Pendant les séances de torture, "mes pieds ne touchaient jamais le sol. Parfois, ils tiraient puis relâchaient la chaîne" pour accentuer la douleur, explique ce trentenaire à l'AFP qui l'a accompagné dans la visite de l'ancien hôtel Minbej, ce lieu sinistre où il a été enfermé trois mois fin 2015.
"Après, pendant un bout de temps, je ne pouvais plus marcher ni me concentrer sur quoique ce soit", se souvient cet ancien étudiant en littérature française, accusé par les jihadistes d'avoir collaboré avec les forces kurdes, ennemi juré de l'EI en Syrie.
Faute de preuves, Ahmad sera relâché et rejoindra les Forces démocratiques syriennes (FDS), une alliance arabo-kurde qui a chassé l'EI de Minbej en août avec l'aide de frappes américaines.
Celles-ci ont pulvérisé une partie de l'hôtel de cinq étages, qui recevait des Syriens mais aussi des touristes étrangers avant que la guerre n'éclate en 2011.
Franchissant une porte noire en fer, Ahmad traverse un couloir avec de part et d'autre des cellules sombres. Il avance prudemment, comme s'il craignait qu'à tout moment un jihadiste surgisse de nul part et s'en prenne à lui de nouveau.
Sur l'un des murs, une inscription a été peinte en noir: "le soleil du califat s'est levé". "Nous en tout cas ici, on ne voyait pas le soleil", se rappelle Ahmad, avec amertume.
- 'Manger ou prier' -
Depuis 2014, Minbej, située dans la province septentrionale d'Alep, a été pour le groupe ultraradical une ville carrefour cruciale pour son ravitaillement à partir de la Turquie, jusqu'à ce qu'il en soit chassé.
Les jihadistes avaient transformé les sous-sols de l'ancien hôtel en salle de torture et lieu d’incarcération, avec dix geôles d'emprisonnement collectif et d'autres pour l'isolement.
Il y avait aussi des cellules de 80 cm de hauteur et 50 cm de largeur "où l'on nous gardait assis pendant des jours pour nous faire avouer", précise Ahmad.
Il raconte que les détenus avaient seulement quelques minutes par jour pendant lesquelles ils devaient choisir entre manger et prier.

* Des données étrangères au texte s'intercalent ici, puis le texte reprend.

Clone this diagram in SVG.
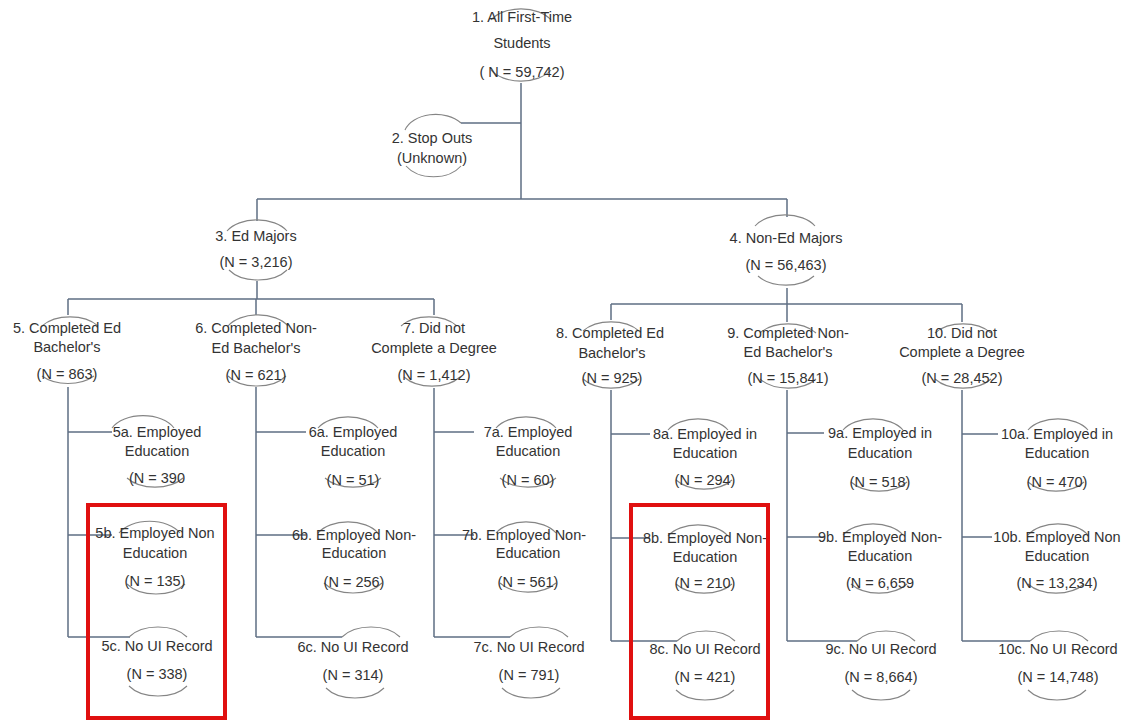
<svg xmlns="http://www.w3.org/2000/svg" width="1128" height="721" viewBox="0 0 1128 721">
<style>
.t{font-family:"Liberation Sans",Arial,sans-serif;font-size:14.5px;fill:#333333;text-anchor:middle}
.arc{fill:none;stroke:#858585;stroke-width:1.1}
.conn{fill:none;stroke:#5f6f84;stroke-width:1.5}
.hl{fill:none;stroke:#e01010;stroke-width:4}
</style>
<rect width="1128" height="721" fill="#ffffff"/>
<g id="connectors" class="conn">
<path d="M521,83 V199 M461,123 H521 M257,199 H787 M257,199 V221 M787,199 V217"/>
<path d="M257,281 V299 M68,299 H434 M68,299 V315 M256,299 V315 M434,299 V315"/>
<path d="M787,288 V304 M611,304 H962 M611,304 V320 M787,304 V322 M962,304 V322"/>
<path d="M68,387 V637 M68,432 H112 M68,535 H112 M68,637 H130"/>
<path d="M256,387 V637 M256,432 H306 M256,535 H306 M256,637 H342"/>
<path d="M434,388 V637 M434,432 H474 M434,535 H474 M434,637 H510"/>
<path d="M611,390 V641 M611,434 H650 M611,538 H650 M611,641 H677"/>
<path d="M787,390 V641 M787,433 H824 M787,537 H824 M787,641 H857"/>
<path d="M962,390 V641 M962,434 H998 M962,537 H992 M962,641 H1030"/>
</g>
<g id="n1"><path class="arc" d="M491,20 A34 21 0 0 1 551,20 M491,70 A34 21 0 0 0 551,70"/>
<text class="t" x="522" y="22">1. All First-Time</text><text class="t" x="522" y="48">Students</text><text class="t" x="522" y="77">( N = 59,742)</text></g>
<g id="n2"><path class="arc" d="M405,130 A32 22 0 0 1 461,123 M406,166 A32 22 0 0 0 461,166"/>
<text class="t" x="432" y="143">2. Stop Outs</text><text class="t" x="432" y="163">(Unknown)</text></g>
<g id="n3"><path class="arc" d="M227,231 A34 21 0 0 1 287,231 M229,270 A34 21 0 0 0 287,270"/>
<text class="t" x="256" y="241">3. Ed Majors</text><text class="t" x="256" y="267">(N = 3,216)</text></g>
<g id="n4"><path class="arc" d="M755,226 A34 21 0 0 1 815,226 M758,276 A34 21 0 0 0 814,276"/>
<text class="t" x="786" y="243">4. Non-Ed Majors</text><text class="t" x="786" y="270">(N = 56,463)</text></g>
<g id="n5"><path class="arc" d="M42,326 A34 21 0 0 1 98,326 M42,376 A34 21 0 0 0 94,376"/>
<text class="t" x="67" y="333">5. Completed Ed</text><text class="t" x="67" y="352">Bachelor's</text><text class="t" x="67" y="379">(N = 863)</text></g>
<g id="n6"><path class="arc" d="M228,326 A34 21 0 0 1 288,326 M228,376 A34 21 0 0 0 286,376"/>
<text class="t" x="256" y="333">6. Completed Non-</text><text class="t" x="256" y="353">Ed Bachelor's</text><text class="t" x="256" y="380">(N = 621)</text></g>
<g id="n7"><path class="arc" d="M401,326 A34 21 0 0 1 457,326 M404,377 A34 21 0 0 0 460,377"/>
<text class="t" x="434" y="333">7. Did not</text><text class="t" x="434" y="353">Complete a Degree</text><text class="t" x="434" y="380">(N = 1,412)</text></g>
<g id="n8"><path class="arc" d="M583,331 A34 21 0 0 1 639,331 M583,379 A34 21 0 0 0 639,379"/>
<text class="t" x="610" y="338">8. Completed Ed</text><text class="t" x="612" y="358">Bachelor's</text><text class="t" x="612" y="383">(N = 925)</text></g>
<g id="n9"><path class="arc" d="M760,333 A34 21 0 0 1 816,333 M760,379 A34 21 0 0 0 816,379"/>
<text class="t" x="788" y="338">9. Completed Non-</text><text class="t" x="788" y="357">Ed Bachelor's</text><text class="t" x="788" y="383">(N = 15,841)</text></g>
<g id="n10"><path class="arc" d="M935,333 A34 21 0 0 1 991,333 M935,379 A34 21 0 0 0 991,379"/>
<text class="t" x="962" y="338">10. Did not</text><text class="t" x="962" y="357">Complete a Degree</text><text class="t" x="962" y="383">(N = 28,452)</text></g>

<g id="n5a"><path class="arc" d="M112,428 A34 21 0 0 1 174,428 M127,478 A34 21 0 0 0 183,478"/>
<text class="t" x="157" y="437">5a. Employed</text><text class="t" x="157" y="456">Education</text><text class="t" x="157" y="483">(N = 390</text></g>
<g id="n5b"><path class="arc" d="M119,533 A34 21 0 0 1 180,533 M127,584 A34 21 0 0 0 185,584"/>
<text class="t" x="155" y="538">5b. Employed Non</text><text class="t" x="155" y="558">Education</text><text class="t" x="155" y="586">(N = 135)</text></g>
<g id="n5c"><path class="arc" d="M129,637 A34 21 0 0 1 187,637 M129,686 A34 21 0 0 0 187,686"/>
<text class="t" x="157" y="651">5c. No UI Record</text><text class="t" x="157" y="679">(N =  338)</text></g>

<g id="n6a"><path class="arc" d="M318,428 A34 21 0 0 1 378,428 M325,478 A34 21 0 0 0 381,478"/>
<text class="t" x="353" y="437">6a. Employed</text><text class="t" x="353" y="456">Education</text><text class="t" x="353" y="485">(N = 51)</text></g>
<g id="n6b"><path class="arc" d="M318,533 A34 21 0 0 1 378,533 M324,583 A34 21 0 0 0 382,583"/>
<text class="t" x="354" y="540">6b. Employed Non-</text><text class="t" x="354" y="558">Education</text><text class="t" x="354" y="587">(N = 256)</text></g>
<g id="n6c"><path class="arc" d="M342,637 A34 21 0 0 1 400,637 M326,688 A34 21 0 0 0 384,688"/>
<text class="t" x="353" y="652">6c. No UI Record</text><text class="t" x="353" y="680">(N = 314)</text></g>

<g id="n7a"><path class="arc" d="M496,428 A34 21 0 0 1 556,428 M500,478 A34 21 0 0 0 556,478"/>
<text class="t" x="528" y="437">7a. Employed</text><text class="t" x="528" y="456">Education</text><text class="t" x="528" y="485">(N = 60)</text></g>
<g id="n7b"><path class="arc" d="M496,533 A34 21 0 0 1 556,533 M500,583 A34 21 0 0 0 556,583"/>
<text class="t" x="524" y="540">7b. Employed Non-</text><text class="t" x="528" y="558">Education</text><text class="t" x="528" y="587">(N = 561)</text></g>
<g id="n7c"><path class="arc" d="M510,637 A34 21 0 0 1 568,637 M502,688 A34 21 0 0 0 560,688"/>
<text class="t" x="529" y="652">7c. No UI Record</text><text class="t" x="529" y="680">(N = 791)</text></g>

<g id="n8a"><path class="arc" d="M668,430 A34 21 0 0 1 728,430 M676,480 A34 21 0 0 0 732,480"/>
<text class="t" x="705" y="439">8a. Employed in</text><text class="t" x="705" y="458">Education</text><text class="t" x="705" y="485">(N = 294)</text></g>
<g id="n8b"><path class="arc" d="M668,536 A34 21 0 0 1 728,536 M676,584 A34 21 0 0 0 732,584"/>
<text class="t" x="705" y="543">8b. Employed Non-</text><text class="t" x="705" y="562">Education</text><text class="t" x="705" y="588">(N = 210)</text></g>
<g id="n8c"><path class="arc" d="M677,641 A34 21 0 0 1 735,641 M676,690 A34 21 0 0 0 734,690"/>
<text class="t" x="705" y="654">8c. No UI Record</text><text class="t" x="705" y="682">(N = 421)</text></g>

<g id="n9a"><path class="arc" d="M843,430 A34 21 0 0 1 903,430 M851,482 A34 21 0 0 0 907,482"/>
<text class="t" x="880" y="438">9a. Employed in</text><text class="t" x="880" y="458">Education</text><text class="t" x="880" y="487">(N = 518)</text></g>
<g id="n9b"><path class="arc" d="M843,535 A34 21 0 0 1 903,535 M851,584 A34 21 0 0 0 907,584"/>
<text class="t" x="880" y="542">9b. Employed Non-</text><text class="t" x="880" y="561">Education</text><text class="t" x="880" y="588">(N = 6,659</text></g>
<g id="n9c"><path class="arc" d="M857,641 A34 21 0 0 1 915,641 M852,690 A34 21 0 0 0 910,690"/>
<text class="t" x="881" y="654">9c. No UI Record</text><text class="t" x="881" y="682">(N = 8,664)</text></g>

<g id="n10a"><path class="arc" d="M1028,430 A34 21 0 0 1 1088,430 M1028,482 A34 21 0 0 0 1084,482"/>
<text class="t" x="1057" y="439">10a. Employed in</text><text class="t" x="1057" y="458">Education</text><text class="t" x="1057" y="487">(N = 470)</text></g>
<g id="n10b"><path class="arc" d="M1028,535 A34 21 0 0 1 1088,535 M1028,584 A34 21 0 0 0 1084,584"/>
<text class="t" x="1057" y="542">10b. Employed Non</text><text class="t" x="1057" y="561">Education</text><text class="t" x="1057" y="588">(N = 13,234)</text></g>
<g id="n10c"><path class="arc" d="M1030,641 A34 21 0 0 1 1088,641 M1028,690 A34 21 0 0 0 1086,690"/>
<text class="t" x="1058" y="654">10c. No UI Record</text><text class="t" x="1058" y="682">(N = 14,748)</text></g>

<g id="highlights">
<rect class="hl" x="88" y="505" width="137" height="213"/>
<rect class="hl" x="631" y="505" width="137" height="213"/>
</g>
</svg>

Ceux qui osaient avaler leur portion de nourriture au lieu de faire la prière du matin étaient battus.
Sur le sol poussiéreux, trainent encore des pièces de vêtements et des bouteilles en plastique. Des menottes sont toujours accrochées aux portes noires métalliques.
"Ils nous frappaient sur tout le corps et à la tête", se souvient Ahmad. "Il y avait la pratique du doulab (roue), lors de laquelle on était forcé de grimper à l’intérieur d'une roue pour ensuite être roué de coups".
Il s'estime néanmoins chanceux car il a entendu dire que des prisonniers "sont restés suspendus pendant plus de six mois et ne pouvaient plus du tout marcher en raison de la congestion sanguine".
D'autres aussi ont été exécutés, dit-il.
"Ils inventaient n'importe quelle accusation, puis décapitaient les gens", ajoute le jeune homme. "Comment osent-ils se faire appeler Etat islamique?".
Les nouvelles forces contrôlant la ville ont promis de transformer l'Hôtel Minbej en centre pour enfants.